I would stop, and recognize that in fact I felt jealous, but I would ask myself, if I was just annoyed, if I was jealous of the person, the trip, the deal? Or simply acting out cause I was wasting time on scrolling when I could have been working on my own craft.
Whatever the answer, envy can serve as a trigger to clarify your goals, whether it’s to plan a vacation from work or take a road trip this weekend.
For me, is easier to work on my craft when I have a clear goal of what I want, so I would go back to that.
3. ASK YOURSELF QUESTIONS ABOUT WHY YOU ARE JEALOUS.
After understanding that my jealousy wasn’t about a person, that in fact it was me projecting into someone else life, then it was easier to point out how could I change.
I would ask myself some questions about that specific “jelly moment” and will get more deep into the desire and what was all about. - as an example:
- Do I really want what they have?
- Why do I want it or just like the idea of it ?
- Would I be using it?
- How can I get there, and what would I have to do to get there, what are the sacrifices?
- If I wanted to change it, what would be he next steps, is it attainable for me to do it.
- How long would it take me? And does it fit into my lifestyle?

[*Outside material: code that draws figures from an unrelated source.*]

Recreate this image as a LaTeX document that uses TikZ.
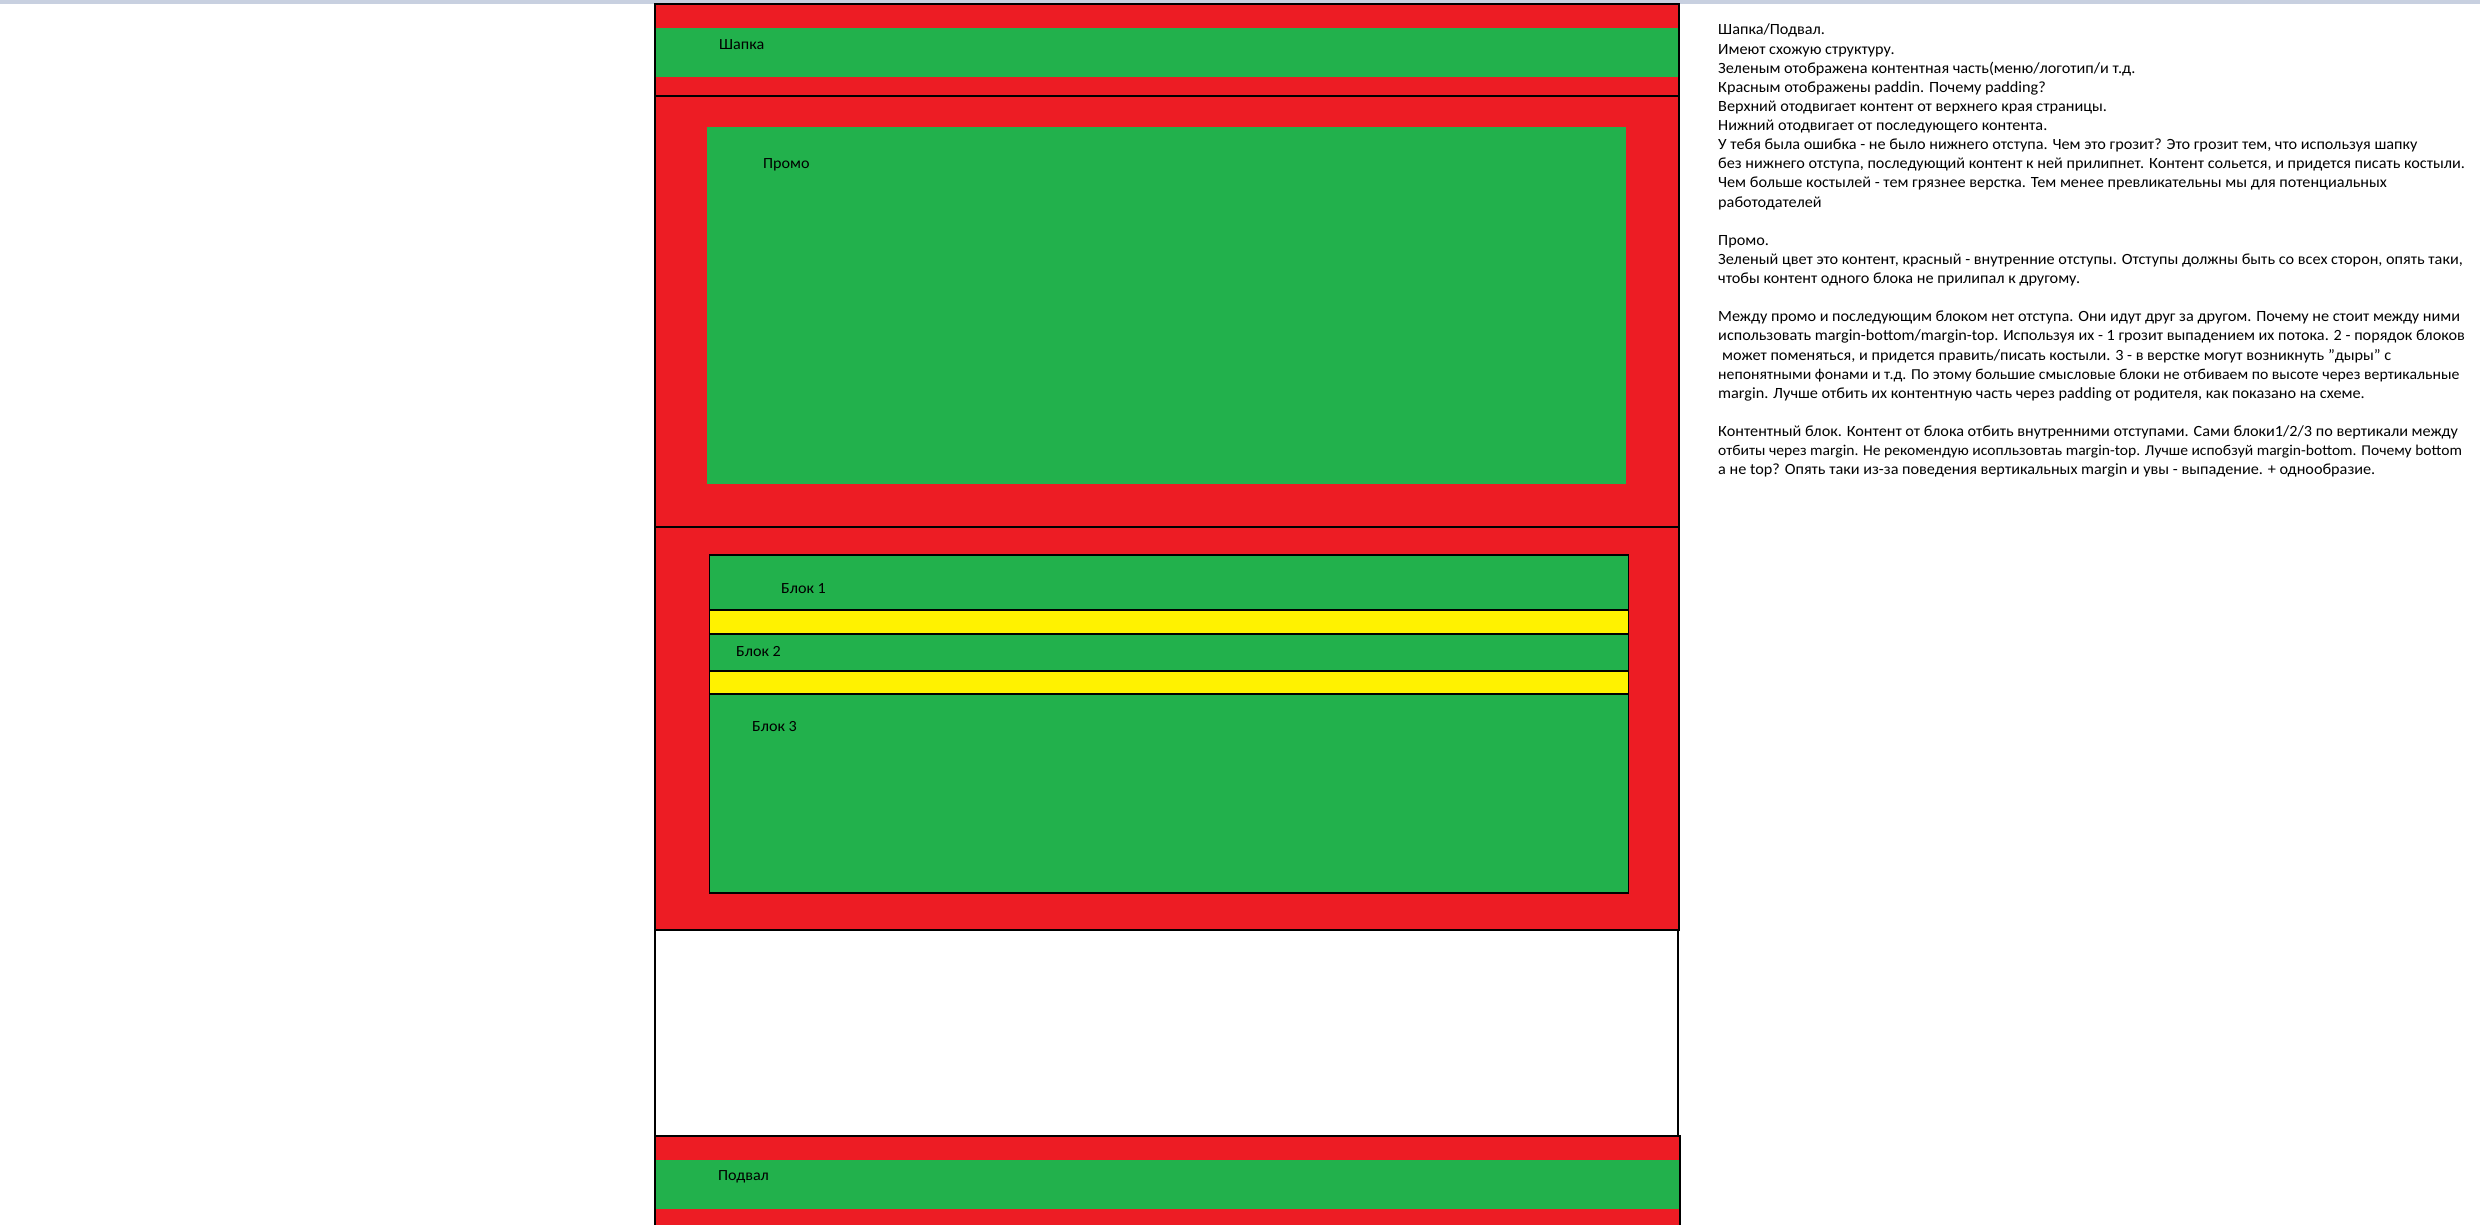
\documentclass[tikz,border=0pt]{standalone}
\usepackage{fontspec}
\setmainfont[FakeStretch=1.04]{Carlito}
\definecolor{pred}{RGB}{237,28,36}
\definecolor{pgreen}{RGB}{34,177,76}
\definecolor{pyellow}{RGB}{255,242,0}
\definecolor{pstrip}{RGB}{200,208,224}
\tikzset{
  redbox/.style={fill=pred,draw=black,line width=1.5pt},
  greenband/.style={fill=pgreen},
  blockbox/.style={fill=pgreen,draw=black,line width=1.2pt},
  gapbox/.style={fill=pyellow,draw=black,line width=1.2pt},
  lbl/.style={anchor=west,inner sep=0pt,font=\fontsize{15.5}{19}\selectfont},
  txt/.style={anchor=base west,inner sep=0pt,font=\fontsize{15.6}{19}\selectfont}
}
\begin{document}
\begin{tikzpicture}[x=1pt,y=-1pt]
\useasboundingbox[fill=white] (0,0) rectangle (2480,1225);
\fill[pstrip] (0,0) rectangle (2480,4);
% header
\path[redbox,line width=2pt] (655,4.5) rectangle (1679,96);
\fill[greenband] (656,28) rectangle (1678,77.5);
\node[lbl] (shapka) at (719,45) {Шапка};
% promo
\path[redbox] (655,96) rectangle (1679,527);
\fill[greenband] (707,127) rectangle (1626,484);
\node[lbl] (promo) at (763,164.5) {Промо};
% content
\path[redbox] (655,527) rectangle (1679,930);
\path[blockbox] (709.5,555) rectangle (1628.5,610);
\path[gapbox] (709.5,610) rectangle (1628.5,634);
\path[blockbox] (709.5,634) rectangle (1628.5,671);
\path[gapbox] (709.5,671) rectangle (1628.5,694);
\path[blockbox] (709.5,694) rectangle (1628.5,893);
\node[lbl] (b1) at (781,589) {Блок 1};
\node[lbl] (b2) at (736,652) {Блок 2};
\node[lbl] (b3) at (752,727) {Блок 3};
% white gap
\draw[line width=1.5pt] (655,930) -- (655,1136);
\draw[line width=1.5pt] (1678,930) -- (1678,1136);
% footer
\path[redbox,line width=2pt] (655,1136) rectangle (1680,1245);
\fill[greenband] (656,1160) rectangle (1679,1209);
\node[lbl] (podval) at (718,1177) {Подвал};
% text
\def\lx{1718}
\def\ly{35}
\def\ls{19.12}
\node[txt] (t1) at (\lx,\ly+0*\ls) {Шапка/Подвал.};
\node[txt] (t2) at (\lx,\ly+1*\ls) {Имеют схожую структуру.};
\node[txt] (t3) at (\lx,\ly+2*\ls) {Зеленым отображена контентная часть(меню/логотип/и т.д.};
\node[txt] (t4) at (\lx,\ly+3*\ls) {Красным отображены paddin. Почему padding?};
\node[txt] (t5) at (\lx,\ly+4*\ls) {Верхний отодвигает контент от верхнего края страницы.};
\node[txt] (t6) at (\lx,\ly+5*\ls) {Нижний отодвигает от последующего контента.};
\node[txt] (t7) at (\lx,\ly+6*\ls) {У тебя была ошибка - не было нижнего отступа. Чем это грозит? Это грозит тем, что используя шапку};
\node[txt] (t8) at (\lx,\ly+7*\ls) {без нижнего отступа, последующий контент к ней прилипнет. Контент сольется, и придется писать костыли.};
\node[txt] (t9) at (\lx,\ly+8*\ls) {Чем больше костылей - тем грязнее верстка. Тем менее превликательны мы для потенциальных};
\node[txt] (t10) at (\lx,\ly+9*\ls) {работодателей};
\node[txt] (t12) at (\lx,\ly+11*\ls) {Промо.};
\node[txt] (t13) at (\lx,\ly+12*\ls) {Зеленый цвет это контент, красный - внутренние отступы. Отступы должны быть со всех сторон, опять таки,};
\node[txt] (t14) at (\lx,\ly+13*\ls) {чтобы контент одного блока не прилипал к другому.};
\node[txt] (t16) at (\lx,\ly+15*\ls) {Между промо и последующим блоком нет отступа. Они идут друг за другом. Почему не стоит между ними};
\node[txt] (t17) at (\lx,\ly+16*\ls) {использовать margin-bottom/margin-top. Используя их - 1 грозит выпадением их потока. 2 - порядок блоков};
\node[txt] (t18) at (\lx+4,\ly+17*\ls) {может поменяться, и придется править/писать костыли. 3 - в верстке могут возникнуть "дыры" с};
\node[txt,font=\fontsize{15.2}{19}\selectfont] (t19) at (\lx,\ly+18*\ls) {непонятными фонами и т.д. По этому большие смысловые блоки не отбиваем по высоте через вертикальные};
\node[txt] (t20) at (\lx,\ly+19*\ls) {margin. Лучше отбить их контентную часть через padding от родителя, как показано на схеме.};
\node[txt] (t22) at (\lx,\ly+21*\ls) {Контентный блок. Контент от блока отбить внутренними отступами. Сами блоки1/2/3 по вертикали между};
\node[txt,font=\fontsize{15.0}{19}\selectfont] (t23) at (\lx,\ly+22*\ls) {отбиты через margin. Не рекомендую исопльзовтаь margin-top. Лучше испобзуй margin-bottom. Почему bottom};
\node[txt] (t24) at (\lx,\ly+23*\ls) {а не top? Опять таки из-за поведения вертикальных margin и увы - выпадение. + однообразие.};
\end{tikzpicture}
\end{document}
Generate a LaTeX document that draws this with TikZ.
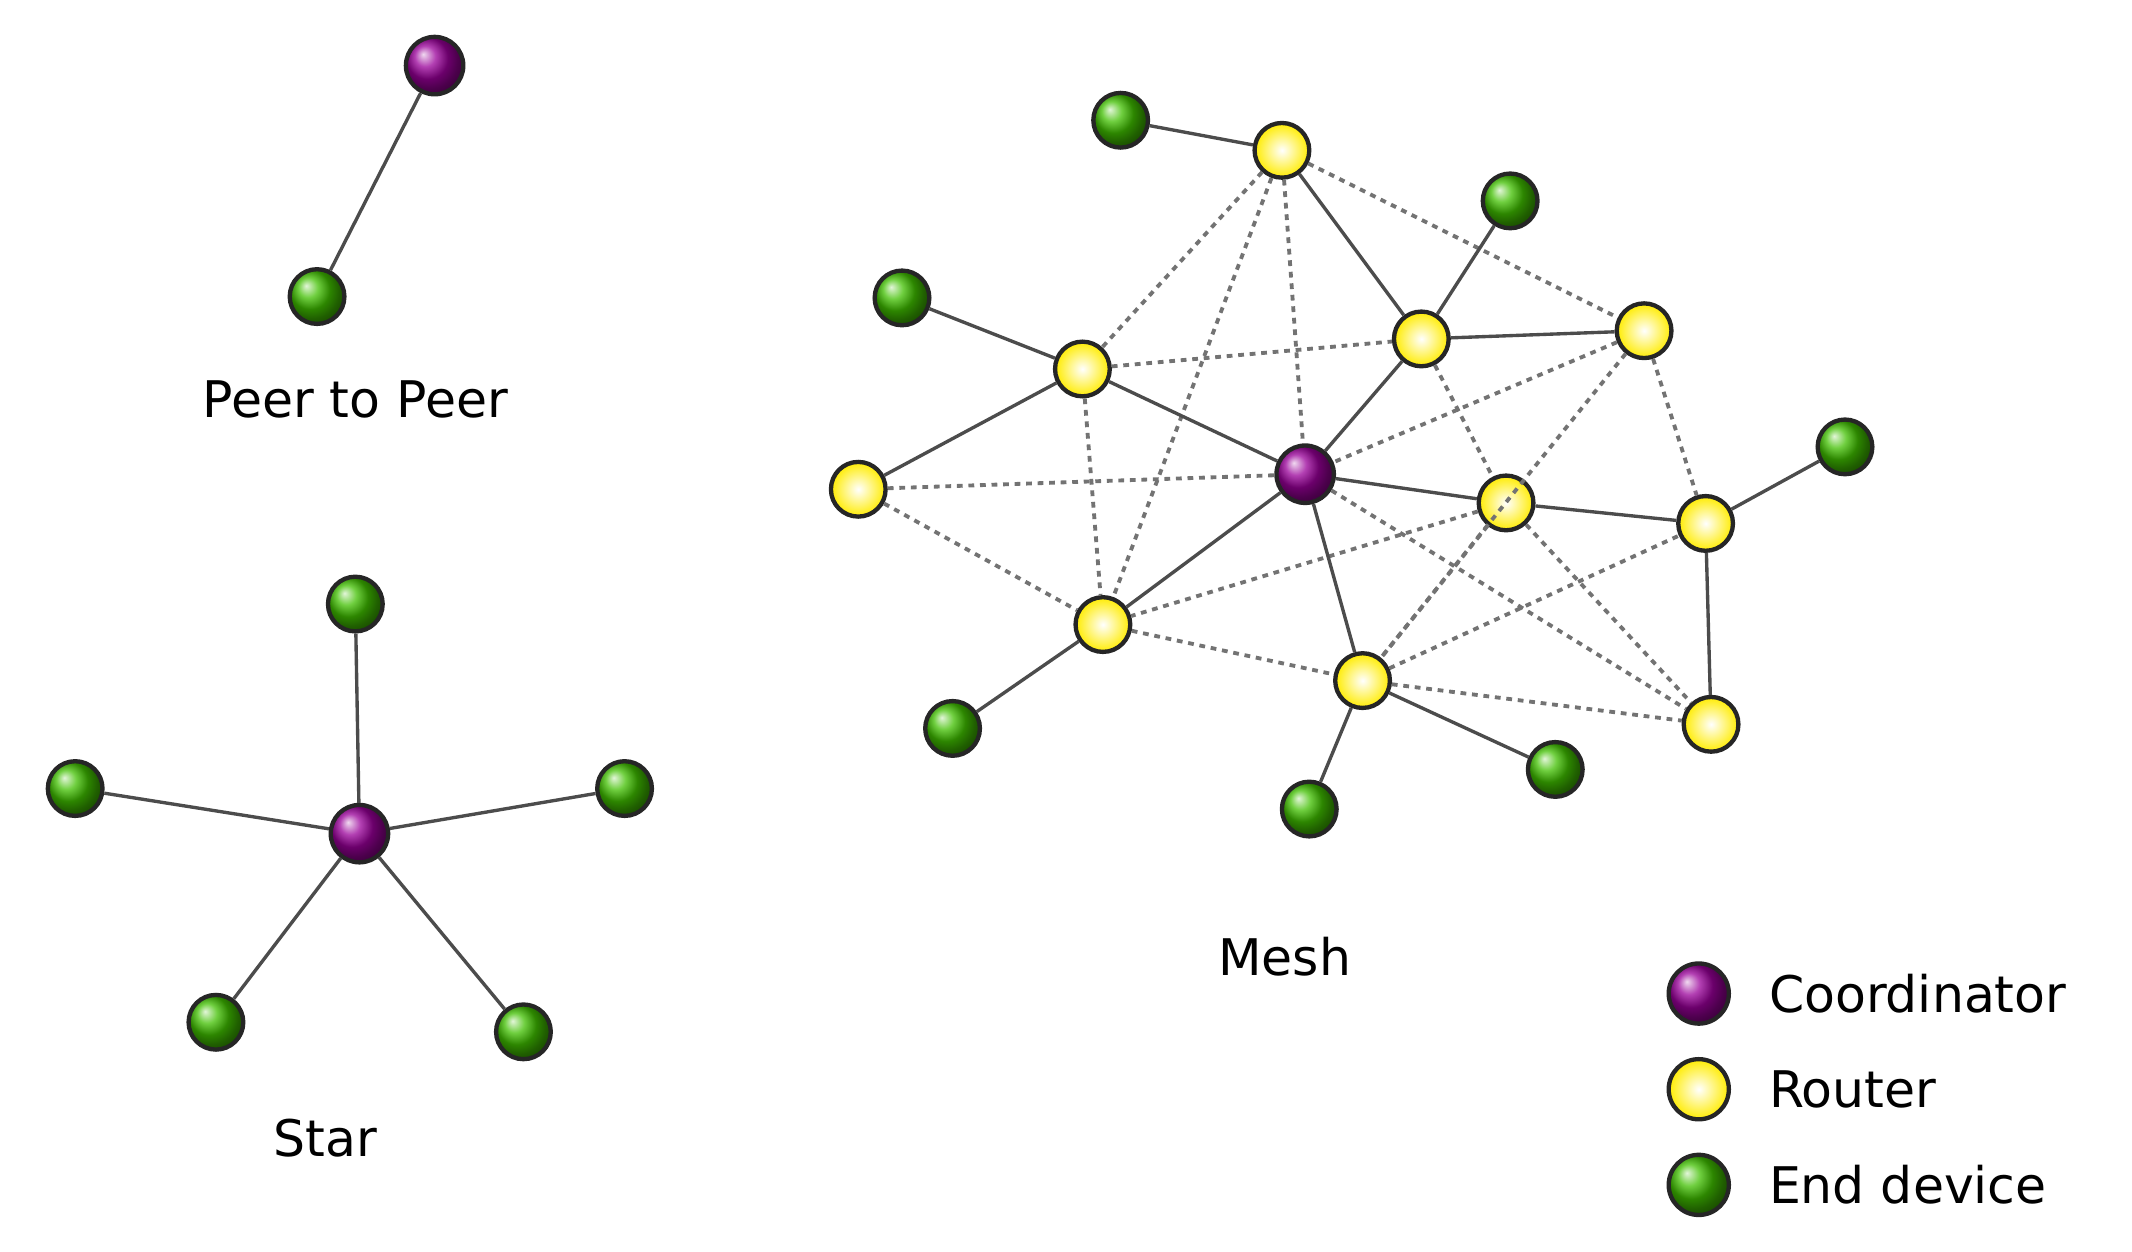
\documentclass[tikz,border=0pt]{standalone}
\usepackage{fontspec}
\setmainfont{DejaVu Sans}
\begin{document}
\begin{tikzpicture}[x=0.01cm,y=-0.01cm,
  dev/.style={circle,draw=black!85,line width=0.9pt,minimum size=0.4cm,inner sep=0pt},
  coord/.style={dev,ball color=violet!80!magenta,minimum size=0.42cm},
  rout/.style={dev,shade,inner color=white,outer color=yellow!85!orange},
  endd/.style={dev,ball color=green!50!olive},
  sl/.style={draw=black!70,line width=0.7pt},
  dl/.style={draw=black!55,line width=0.8pt,dash pattern=on 1.2pt off 1.2pt},
  lab/.style={font=\fontsize{10.5}{12}\selectfont}]
\useasboundingbox (0,0) rectangle (1560,916);
% Peer to peer
\node[coord] (pc) at (318,48) {};
\node[endd] (pe) at (232,217) {};
\draw[sl] (pc) -- (pe);
\node[lab] (lp) at (260,292) {Peer to Peer};
% Star
\node[coord] (sc) at (263,610) {};
\node[endd] (s1) at (260,442) {};
\node[endd] (s2) at (55,577) {};
\node[endd] (s3) at (457,577) {};
\node[endd] (s4) at (158,748) {};
\node[endd] (s5) at (383,755) {};
\foreach \e in {s1,s2,s3,s4,s5} \draw[sl] (sc) -- (\e);
\node[lab] (ls) at (238,833) {Star};
% Mesh
\node[coord] (m) at (955,347) {};
\node[rout] (r1) at (938,110) {};
\node[rout] (r2) at (792,270) {};
\node[rout] (r3) at (1040,248) {};
\node[rout] (r4) at (1203,242) {};
\node[rout] (r5) at (628,358) {};
\node[rout] (r6) at (1102,368) {};
\node[rout] (r7) at (1248,383) {};
\node[rout] (r8) at (807,457) {};
\node[rout] (r9) at (997,498) {};
\node[rout] (r10) at (1252,530) {};
\node[endd] (e1) at (820,88) {};
\node[endd] (e2) at (1105,147) {};
\node[endd] (e3) at (660,218) {};
\node[endd] (e4) at (1350,327) {};
\node[endd] (e5) at (697,533) {};
\node[endd] (e6) at (958,592) {};
\node[endd] (e7) at (1138,563) {};
\begin{scope}[on background layer/.style={}]
\end{scope}
\foreach \a/\b in {r1/r2,r1/r8,r1/m,r1/r4,r2/r3,r2/r8,r5/m,r5/r8,r3/r6,r4/m,r4/r9,r4/r7,m/r10,r6/r8,r6/r9,r6/r10,r9/r7,r8/r9,r9/r10}
  \draw[dl] (\a) -- (\b);
\foreach \a/\b in {r1/e1,r1/r3,r3/e2,r3/r4,r3/m,r2/e3,r2/m,r2/r5,m/r6,r6/r7,r7/e4,r7/r10,m/r8,r8/e5,m/r9,r9/e6,r9/e7}
  \draw[sl] (\a) -- (\b);
\node[lab] (lm) at (940,700) {Mesh};
% Legend
\node[coord,minimum size=0.44cm] (k1) at (1243,727) {};
\node[rout,minimum size=0.44cm] (k2) at (1243,797) {};
\node[endd,minimum size=0.44cm] (k3) at (1243,867) {};
\node[lab,anchor=west] (t1) at (1282,727) {Coordinator};
\node[lab,anchor=west] (t2) at (1282,797) {Router};
\node[lab,anchor=west] (t3) at (1282,867) {End device};
\end{tikzpicture}
\end{document}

- Would my life change and how?
This exercise has been super important because it will help me to understand the deep desires of my jealousy, and to really understand if I just liked the idea of, or it was something I was willing to do and change. I also realized that I could enjoy watching someone else life without the desire to be there, and to really support them.
4. USE YOUR JEALOUSY INTO YOUR OWN MOTIVATION
Ok, after I finished asking myself of those questions and realizing “OMG THAT’S REALLY WHAT I WANT” than it was time to focus on it.
And honestly this is so rare and magical, and amazing it happened to you! - because now that you know what you want than it is easier to write a road map, or at least the next steps.
You can truly transform your jealousy into something amazing, as an example, I was always so jealous of people sharing their life online, creating recipes, workouts, and having this pretty damn cool circle of friends, so instead of me just being jealous about it, I realize that I wanted that, and went ahead to research on how to do it. Along the way I have found all that and more, and made it my way, it made me focus on my life and desires, instead of others.
5. MAKE A LIST OF YOUR WINS, AND USE YOURSELF AS MOTIVATION
Seriously though! Make a list of everything you have accomplished this week, month, year. Keep a journal and read it every time you feel down.
You will quickly noticed you have accomplished sooo much, and how far you have come. It sounds super cheesy, but it will make you realize that you are capable to do whatever you put your mind to.
And look around, maybe someone else is out there looking up to you! And using you as motivator. How cool is that?
BONUS: IMAGINE THAT THOSE PEOPLE YOU ARE JEALOUS ABOUT ARE YOUR FAMILY OR FRIENDS.
I read this tip from Georgie’s blog, In It from the long run, and it has changed my life. I swear. Just as she said, imagine that person on instagram you are jelly off is your sister or friend, would you feel jealous of her, or would you feel damn happy and proud them. Send the same vibes to those who you envy, and just think that they are also human beings trying to do their thing, and just be happy for them!
More and more I truly believe in the power of energy, and the power of us. We all have the power to turn off bad energies and attract what we desire by being kind, loving and radiating good energy to the world.
I see this all the time: people that complain and talk shit about others, attract more negative people, and those who help and are truly happy, attract an army of good vibe babes, who do you want to be, and who do you want to hang out with?
One more tip, I always ask myself “would I hang out with me?”
BE THE PERSON YOU WANT TO BE FRIENDS WITH.